We should be open to experimentation and new ideas that have not had traction in the past. The one thing we should realise is that a lot more emphasis in the future should be placed on ideas and knowledge. There is far too much focus on the ownership of physical objects. These, on their own, have value but gain greater value if they are linked to more useful purposes. So, there is a ‘once’ spectrum of the economic debate that is focused on the mundane – the ownership and possession of physical objects – and another part that is not interested in the transformation of those physical objects into something useful. Here the focus is to maximise the level of return of an existing object or asset and not the creation of new ones.
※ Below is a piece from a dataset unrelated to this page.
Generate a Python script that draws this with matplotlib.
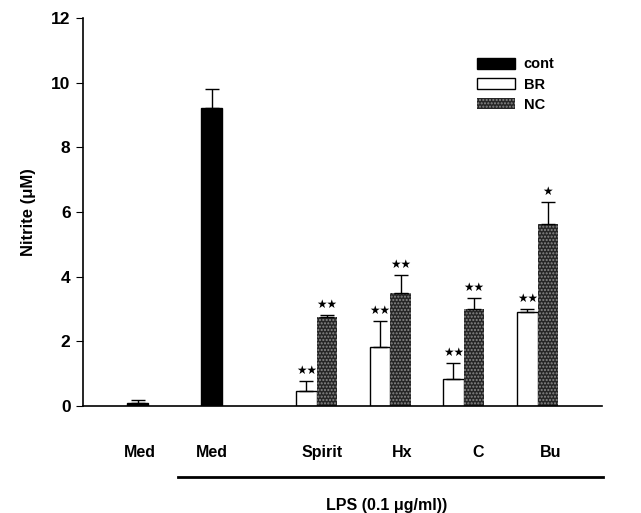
# Nitrite production: cont / BR / NC bars with upper error bars
import numpy as np
import matplotlib.pyplot as plt

plt.rcParams['font.family'] = ['Liberation Sans', 'DejaVu Sans']
plt.rcParams['font.weight'] = 'bold'
plt.rcParams['axes.labelweight'] = 'bold'

# Datos
groups = ['Med', 'Med', 'Spirit', 'Hx', 'C', 'Bu']
cont_vals = [0.1, 9.2]
cont_err = [0.1, 0.6]
br_vals = [0.45, 1.83, 0.83, 2.92]
br_err = [0.32, 0.80, 0.50, 0.08]
nc_vals = [2.75, 3.48, 2.99, 5.63]
nc_err = [0.06, 0.57, 0.36, 0.67]
br_sig = ['**', '**', '**', '**']
nc_sig = ['**', '**', '**', '*']

# posiciones de grupos (1 unidad ~ separacion entre grupos)
pos = np.array([0, 1, 2.42, 3.42, 4.41, 5.41])
w = 0.28

fig = plt.figure(figsize=(6.41, 5.13), dpi=100)
ax = fig.add_axes([0.1295, 0.2086, 0.8095, 0.7564])

ek = dict(capsize=5, elinewidth=1, capthick=1, ecolor='black')

ax.bar(pos[:2], cont_vals, w, color='black', edgecolor='black', label='cont',
       yerr=[np.zeros(2), cont_err], error_kw=ek)
ax.bar(pos[2:] - w / 2, br_vals, w, color='white', edgecolor='black', linewidth=1,
       label='BR', yerr=[np.zeros(4), br_err], error_kw=ek)
ax.bar(pos[2:] + w / 2, nc_vals, w, color='#262626', edgecolor='#8a8a8a', linewidth=0,
       hatch='.....', label='NC', yerr=[np.zeros(4), nc_err], error_kw=ek)

# estrellas de significancia
for x, v, e, s in zip(pos[2:] - w / 2, br_vals, br_err, br_sig):
    ax.text(x, v + e + 0.12, '★' * len(s), ha='center', va='bottom', fontsize=8.5,
            family='DejaVu Sans')
for x, v, e, s in zip(pos[2:] + w / 2, nc_vals, nc_err, nc_sig):
    ax.text(x, v + e + 0.12, '★' * len(s), ha='center', va='bottom', fontsize=8.5,
            family='DejaVu Sans')

ax.set_xlim(-0.74, 6.28)
ax.set_ylim(0, 12)
ax.set_yticks([0, 2, 4, 6, 8, 10, 12])
ax.tick_params(axis='y', direction='out', length=5, labelsize=12.5, pad=4)
ax.set_xticks(pos + np.array([0.03, 0, 0.08, 0.16, 0.19, 0.18]))
ax.set_xticklabels(groups, fontsize=11.5)
ax.tick_params(axis='x', length=0, pad=28)
for s in ['top', 'right']:
    ax.spines[s].set_visible(False)
ax.spines['left'].set_linewidth(1.2)
ax.spines['bottom'].set_linewidth(1.2)

ax.set_ylabel('Nitrite (\u03bcM)', fontsize=12, labelpad=11)

# linea LPS
trans = ax.get_xaxis_transform()
ax.plot([0.55, 6.29], [-0.183, -0.183], color='black', lw=2, transform=trans,
        clip_on=False)
ax.text(3.37, -0.257, 'LPS (0.1 \u03bcg/ml))', transform=trans, ha='center',
        va='center', fontsize=11.5)

ax.legend(loc='upper left', bbox_to_anchor=(0.734, 0.932), frameon=False,
          fontsize=10.5, handlelength=2.6, handleheight=0.85, labelspacing=0.42,
          handletextpad=0.6)

plt.savefig('out.png', dpi=100)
The primary aim is to sell these goods and services to more and more people. Of course, I am caricaturing something that is far more complicated than what I have just described. It was Paul Romer who once said that, in the long run, if economies just keep on adding forklifts after forklifts, there will be growth for sure, but, over time, growth will drop, unless you figure out how to use forklifts for different purposes and, in so doing, use innovations to drive productivity and growth. The main insight is that you can add lots of bricks and mortar and new infrastructure but if you do not drive new ways of using these for different purposes or create new types of assets and values, there will be a diminishing return.

South Africa’s challenge is transforming physical objects into something useful and of greater value – this should receive renewed attention in our economy. For this, we need to grow the talent of the country. In a period where we have squandered opportunities to grow this talent, we should import more skills – the best people from around the world.